## [Job]
Please output the lines shown below exactly as they appear.

## [Provided data]
☆ ☆ ☆ ☆ ☆
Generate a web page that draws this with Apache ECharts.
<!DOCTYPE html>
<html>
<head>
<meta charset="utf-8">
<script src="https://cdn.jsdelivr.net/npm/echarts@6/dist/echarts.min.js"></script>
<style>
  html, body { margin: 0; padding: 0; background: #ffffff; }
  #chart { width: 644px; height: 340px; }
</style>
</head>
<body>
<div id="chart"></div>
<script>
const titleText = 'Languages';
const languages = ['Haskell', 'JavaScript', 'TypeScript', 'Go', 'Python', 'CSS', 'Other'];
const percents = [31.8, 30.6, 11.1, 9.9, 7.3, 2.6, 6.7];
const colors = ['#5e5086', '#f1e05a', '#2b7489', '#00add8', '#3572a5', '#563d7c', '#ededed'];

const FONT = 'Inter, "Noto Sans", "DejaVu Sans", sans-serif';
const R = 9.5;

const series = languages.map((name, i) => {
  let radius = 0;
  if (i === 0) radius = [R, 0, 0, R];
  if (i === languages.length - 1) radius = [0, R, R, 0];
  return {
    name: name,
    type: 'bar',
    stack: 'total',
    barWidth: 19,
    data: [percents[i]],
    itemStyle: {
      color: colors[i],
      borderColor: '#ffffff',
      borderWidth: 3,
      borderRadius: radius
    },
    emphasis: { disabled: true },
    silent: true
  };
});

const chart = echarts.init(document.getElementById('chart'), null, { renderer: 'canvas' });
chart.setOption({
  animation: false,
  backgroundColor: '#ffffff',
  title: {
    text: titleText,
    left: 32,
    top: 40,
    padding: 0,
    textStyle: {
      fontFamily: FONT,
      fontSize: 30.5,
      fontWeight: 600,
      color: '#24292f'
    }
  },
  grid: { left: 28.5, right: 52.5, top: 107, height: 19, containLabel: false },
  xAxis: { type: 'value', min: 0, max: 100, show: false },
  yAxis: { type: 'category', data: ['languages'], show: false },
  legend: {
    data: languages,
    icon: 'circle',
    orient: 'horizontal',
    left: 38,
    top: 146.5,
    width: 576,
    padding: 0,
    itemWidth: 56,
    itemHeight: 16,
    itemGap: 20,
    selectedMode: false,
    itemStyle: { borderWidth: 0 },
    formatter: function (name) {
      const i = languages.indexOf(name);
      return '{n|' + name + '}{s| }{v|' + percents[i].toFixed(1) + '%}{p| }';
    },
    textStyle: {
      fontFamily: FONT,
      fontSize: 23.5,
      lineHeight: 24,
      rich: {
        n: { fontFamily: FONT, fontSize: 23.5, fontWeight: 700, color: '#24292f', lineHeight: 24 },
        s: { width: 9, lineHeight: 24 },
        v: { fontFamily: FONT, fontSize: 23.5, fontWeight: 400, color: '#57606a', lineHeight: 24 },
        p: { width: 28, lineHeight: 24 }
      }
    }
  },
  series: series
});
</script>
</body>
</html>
☆ ☆ ☆ ☆ ☆
## [Result for this exercise]
Generate a web page that draws this with Apache ECharts.
<!DOCTYPE html>
<html>
<head>
<meta charset="utf-8">
<script src="https://cdn.jsdelivr.net/npm/echarts@6/dist/echarts.min.js"></script>
<style>
  html, body { margin: 0; padding: 0; background: #ffffff; }
  #chart { width: 644px; height: 340px; }
</style>
</head>
<body>
<div id="chart"></div>
<script>
const titleText = 'Languages';
const languages = ['Haskell', 'JavaScript', 'TypeScript', 'Go', 'Python', 'CSS', 'Other'];
const percents = [31.8, 30.6, 11.1, 9.9, 7.3, 2.6, 6.7];
const colors = ['#5e5086', '#f1e05a', '#2b7489', '#00add8', '#3572a5', '#563d7c', '#ededed'];

const FONT = 'Inter, "Noto Sans", "DejaVu Sans", sans-serif';
const R = 9.5;

const series = languages.map((name, i) => {
  let radius = 0;
  if (i === 0) radius = [R, 0, 0, R];
  if (i === languages.length - 1) radius = [0, R, R, 0];
  return {
    name: name,
    type: 'bar',
    stack: 'total',
    barWidth: 19,
    data: [percents[i]],
    itemStyle: {
      color: colors[i],
      borderColor: '#ffffff',
      borderWidth: 3,
      borderRadius: radius
    },
    emphasis: { disabled: true },
    silent: true
  };
});

const chart = echarts.init(document.getElementById('chart'), null, { renderer: 'canvas' });
chart.setOption({
  animation: false,
  backgroundColor: '#ffffff',
  title: {
    text: titleText,
    left: 32,
    top: 40,
    padding: 0,
    textStyle: {
      fontFamily: FONT,
      fontSize: 30.5,
      fontWeight: 600,
      color: '#24292f'
    }
  },
  grid: { left: 28.5, right: 52.5, top: 107, height: 19, containLabel: false },
  xAxis: { type: 'value', min: 0, max: 100, show: false },
  yAxis: { type: 'category', data: ['languages'], show: false },
  legend: {
    data: languages,
    icon: 'circle',
    orient: 'horizontal',
    left: 38,
    top: 146.5,
    width: 576,
    padding: 0,
    itemWidth: 56,
    itemHeight: 16,
    itemGap: 20,
    selectedMode: false,
    itemStyle: { borderWidth: 0 },
    formatter: function (name) {
      const i = languages.indexOf(name);
      return '{n|' + name + '}{s| }{v|' + percents[i].toFixed(1) + '%}{p| }';
    },
    textStyle: {
      fontFamily: FONT,
      fontSize: 23.5,
      lineHeight: 24,
      rich: {
        n: { fontFamily: FONT, fontSize: 23.5, fontWeight: 700, color: '#24292f', lineHeight: 24 },
        s: { width: 9, lineHeight: 24 },
        v: { fontFamily: FONT, fontSize: 23.5, fontWeight: 400, color: '#57606a', lineHeight: 24 },
        p: { width: 28, lineHeight: 24 }
      }
    }
  },
  series: series
});
</script>
</body>
</html>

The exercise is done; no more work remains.